The distribution of galaxies shows how the matter was distributed in the early Universe. As a result, it contains data on various cosmological variables, including the density of matter. The ideal method for data analysis is still up for debate. Although this approach is considered inadequate, most studies concentrate on calculating the correlation functions of the galaxy distribution and comparing them to physical models.
While many alternatives have been proposed, there needs to be more consensus on which have practical utility, and few are natural from a theoretical standpoint.
A new study shows that tools from the theory of disordered heterogeneous media are well suited to characterizing the distribution of galaxies and yielding further information on the Universe’s structure and evolution.
Based on a series of simulations, scientists have started to explore the heterogeneous structure of the Universe by analyzing the distribution of galaxies as a collection of points rather than as a continuous distribution, similar to the individual particles of matter that make up a material. This method has made it possible to quantify the relative disorder of the Universe and use mathematics created for materials science to understand the Universe’s fundamental structure better.

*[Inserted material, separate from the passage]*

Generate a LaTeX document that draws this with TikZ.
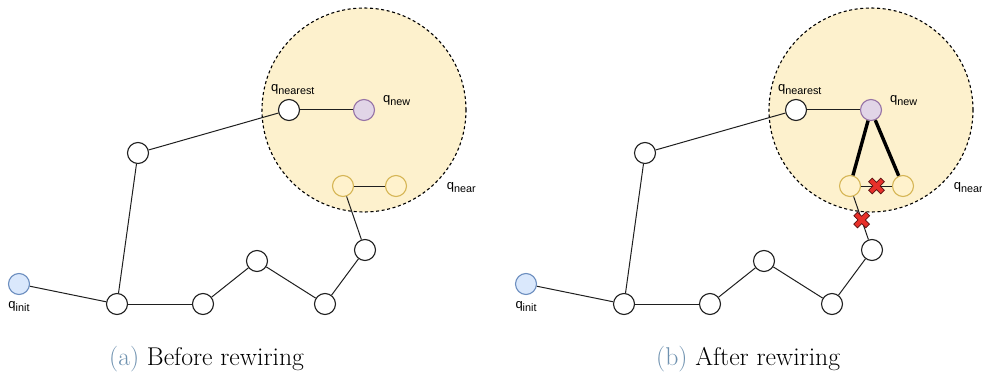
\documentclass[tikz,border=0pt]{standalone}
\usepackage{fontspec}
\newfontfamily\labelfont{Liberation Sans}
\usetikzlibrary{calc}

\definecolor{edgegray}{HTML}{1F1F1F}
\definecolor{initfill}{HTML}{DAE8FC}
\definecolor{initdraw}{HTML}{6C8EBF}
\definecolor{newfill}{HTML}{E1D5E7}
\definecolor{newdraw}{HTML}{9673A6}
\definecolor{nearfill}{HTML}{FFF2CC}
\definecolor{neardraw}{HTML}{D6B656}
\definecolor{regionfill}{HTML}{FDF1CD}
\definecolor{crossred}{HTML}{E8302A}
\definecolor{crossdark}{HTML}{5A1010}
\definecolor{capblue}{HTML}{6E91AF}

% q with a subscript, as in the node labels
\newcommand{\qsub}[1]{q\raisebox{-3.2pt}{\fontsize{10.8pt}{12pt}\selectfont #1}}

\tikzset{
  vtx/.style={circle, draw=edgegray, fill=white, line width=1.1pt,
              minimum size=21pt, inner sep=0pt},
  initv/.style={vtx, draw=initdraw, fill=initfill},
  newv/.style={vtx, draw=newdraw, fill=newfill},
  nearv/.style={vtx, draw=neardraw, fill=nearfill},
  edge/.style={draw=edgegray, line width=1pt},
  rewire/.style={draw=black, line width=3.4pt},
  region/.style={draw=black, fill=regionfill, dashed, dash pattern=on 3pt off 2.6pt,
                 line width=1.1pt},
  lbl/.style={anchor=base west, inner sep=0pt,
              font=\labelfont\fontsize{13pt}{15pt}\selectfont},
  caption/.style={anchor=base west, inner sep=0pt,
                  font=\fontsize{25.7pt}{30pt}\selectfont},
  redx/.pic={
    \fill[crossred, draw=crossdark, line width=0.7pt, rotate=45]
      (8.5,2.6) -- (2.6,2.6) -- (2.6,8.5) -- (-2.6,8.5) -- (-2.6,2.6)
      -- (-8.5,2.6) -- (-8.5,-2.6) -- (-2.6,-2.6) -- (-2.6,-8.5)
      -- (2.6,-8.5) -- (2.6,-2.6) -- (8.5,-2.6) -- cycle;
  }
}

% The tree with its neighbourhood region; #1 prefixes the node names
\newcommand{\rrtgraph}[1]{
  \draw[region] (364pt,-110pt) circle[radius=102pt];
  \node[initv]  (#1init)    at (19,284)  {};
  \node[vtx]    (#1a)       at (117,304) {};
  \node[vtx]    (#1b)       at (138,153) {};
  \node[vtx]    (#1nearest) at (289,110) {};
  \node[newv]   (#1new)     at (364,110) {};
  \node[nearv]  (#1nearA)   at (343,186) {};
  \node[nearv]  (#1nearB)   at (396,186) {};
  \node[vtx]    (#1c)       at (365,250) {};
  \node[vtx]    (#1d)       at (325,304) {};
  \node[vtx]    (#1e)       at (257,261) {};
  \node[vtx]    (#1f)       at (203,304) {};
  \draw[edge] (#1init) -- (#1a);
  \draw[edge] (#1a) -- (#1b);
  \draw[edge] (#1b) -- (#1nearest);
  \draw[edge] (#1nearest) -- (#1new);
  \draw[edge] (#1a) -- (#1f);
  \draw[edge] (#1f) -- (#1e);
  \draw[edge] (#1e) -- (#1d);
  \draw[edge] (#1d) -- (#1c);
  \draw[edge] (#1c) -- (#1nearA);
  \draw[edge] (#1nearA) -- (#1nearB);
  \node[lbl] (#1lnearest) at (271,91.7)  {\qsub{nearest}};
  \node[lbl] (#1lnew)     at (383,102.7) {\qsub{new}};
  \node[lbl] (#1lnear)    at (446.7,189.4) {\qsub{near}};
  \node[lbl] (#1linit)    at (8.3,308.4) {\qsub{init}};
}

\begin{document}
\begin{tikzpicture}[x=1pt, y=-1pt]
  \useasboundingbox (0,0) rectangle (982,377);

  % (a) before rewiring
  \rrtgraph{L}
  \node[caption] (capA) at (109,365) {\textcolor{capblue}{(a)} Before rewiring};

  % (b) after rewiring
  \begin{scope}[shift={(507,0)}]
    \rrtgraph{R}
    \draw[rewire] (Rnew) -- (RnearA);
    \draw[rewire] (Rnew) -- (RnearB);
    \coordinate (cutA) at ($(RnearA)!0.5!(RnearB)$);
    \coordinate (cutB) at ($(RnearA)!0.53!(Rc)$);
    \pic at (cutA) {redx};
    \pic at (cutB) {redx};
  \end{scope}
  \node[caption] (capB) at (656,365) {\textcolor{capblue}{(b)} After rewiring};
\end{tikzpicture}
\end{document}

Oliver Philcox, a co-author of the study, said, “What we found was that the distribution of galaxies in the universe is quite different from the physical properties of conventional materials, having its unique signature.”
Scientists analyzed the public simulation data generated by Princeton University and the Flatiron Institute. One billion dark matter “particles” make up each of the 1,000 simulations, and the clusters they create through gravitational evolution act as stand-ins for galaxies.
One of the paper’s key findings is the correlations between pairs of galaxies that are topologically connected using the pair-connectedness function. The research team demonstrated that, on larger scales (on the order of several hundred megaparsecs), the Universe approaches hyperuniformity. In contrast, on smaller scales (up to 10 megaparsecs), it becomes almost antihyperuniform and strongly inhomogeneous. Based on this and the variety of other descriptors that emerge in the theory of heterogeneous media.
Salvatore Torquato, frequent Member and Visitor at the Institute for Advanced Study and Lewis Bernard Professor of Natural Sciences based in Princeton University’s chemistry and physics departments, said, “The perceived shift between order and disorder depends largely on scale. The pointillist technique of Georges Seurat in the painting A Sunday on La Grande Jatte produces a similar visual effect; the work appears disordered when viewed up close and highly ordered from afar. In terms of the Universe, the degree of order and disorder is more subtle, as with a Rorschach inkblot test that can be interpreted in infinite ways.”
The scientists created a consistent and impartial framework for evaluating order thanks to statistical methods, including nearest-neighbor distributions, clustering diagnostics, Poisson distributions, percolation thresholds, and the pair-connectedness function. These conclusions, therefore, apply to various other dynamical physical systems even though they were formulated in a cosmic framework.
Scientists noted, “This interdisciplinary work, combining the techniques of cosmology and condensed matter physics, has future implications for both fields. Beyond the distribution of galaxies, many other features of the Universe can be explored with these tools, including cosmic voids and the ionized hydrogen bubbles that formed during the reionization phase of the Universe.”